Inappropriate utilisation of non-market variables was noted in the valuation of financial instruments and available-for-sale financial assets were not written down as impaired due to entities inappropriately relying upon forecasts for asset recovery. Some entities were noted as valuing intangibles at fair value despite no active market for the asset existing.
- Off-balance sheet exposures – Are all assets and entities consolidated to reflect the substance of the economic arrangement? ASIC noted non-consolidation of assets and failure to disclose details around off-balance sheet arrangements.
- Financial instruments – Do the financial statements adequately reflect the significance of the use of financial instruments and how the risks associated with those instruments are managed? ASIC noted general deficiencies in AASB 7 disclosures that weren’t appropriately tailored to the specific entity’s circumstances.
- Significant assumptions and judgements – Have you disclosed the significant management decisions that have been made that have had a material effect on the measurement and/or recognition of assets and/or liabilities.
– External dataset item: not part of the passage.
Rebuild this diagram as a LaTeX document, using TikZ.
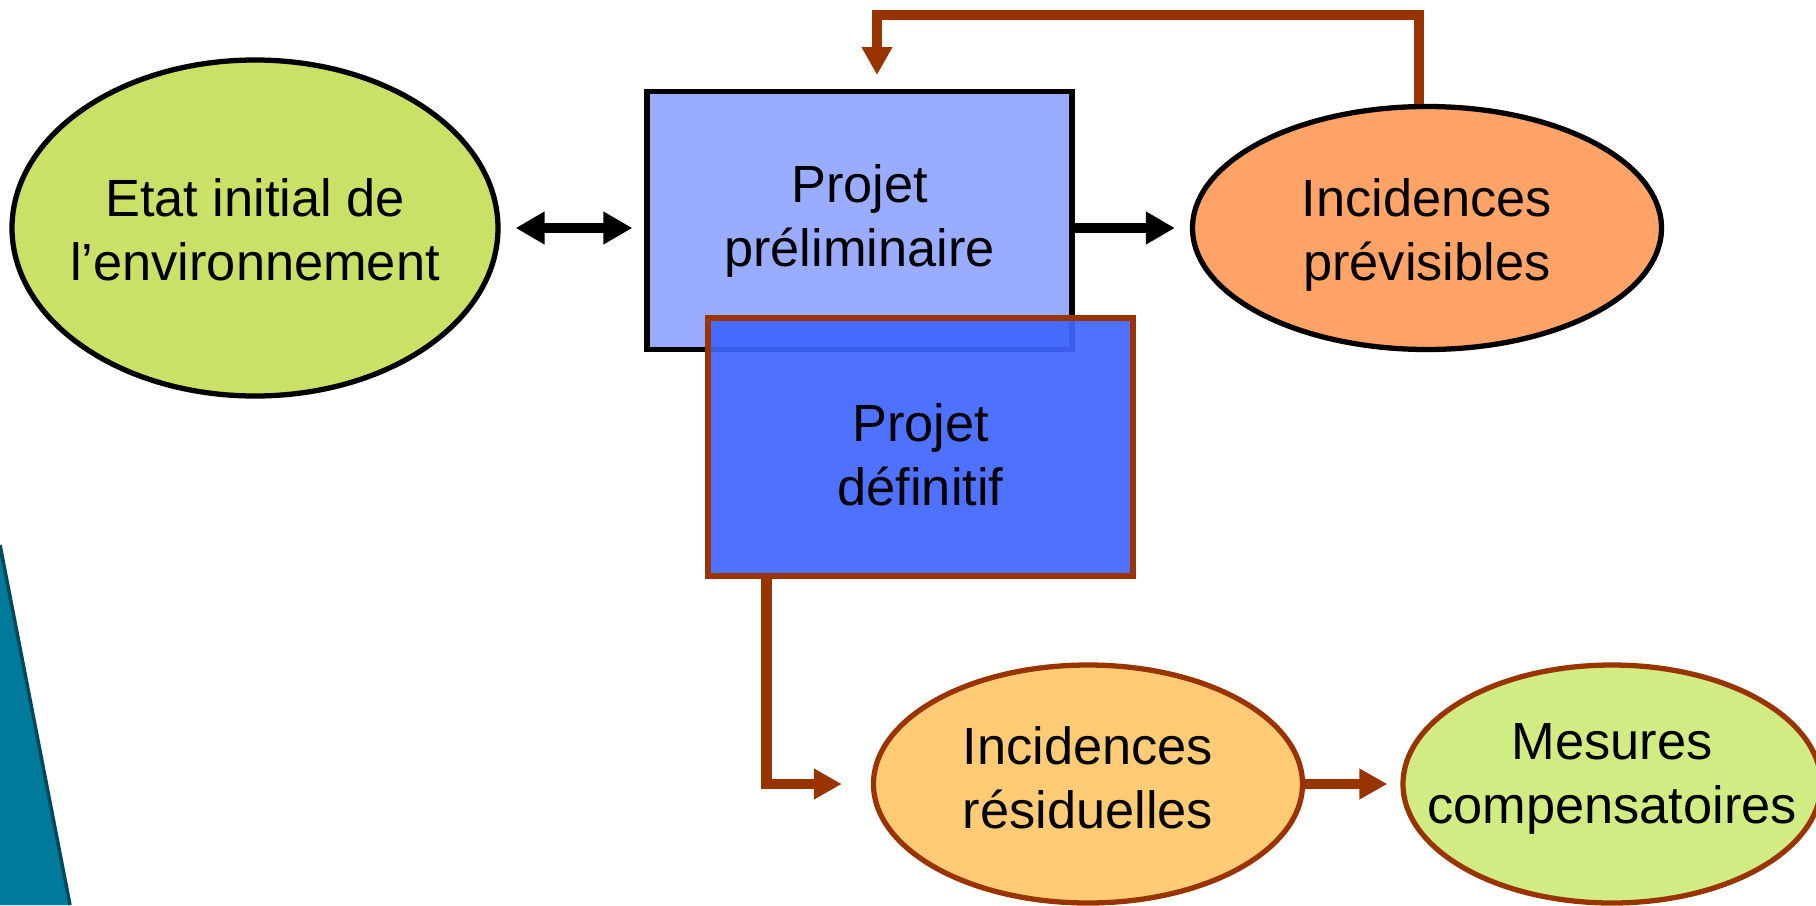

- Other areas – ASIC will also be focusing in future on the areas of current/non-current debt classifications, aggressive revenue recognition policies, potential for expense deferrals, debt/equity classifications, related party and subsequent event disclosures, newly adopted AASB accounting standards such as AASB 8 Operating Segments, AASB 3 Business Combinations, AASB 127 Consolidated and Separate Financial Statements and AASB 101 Presentation of Financial Statements.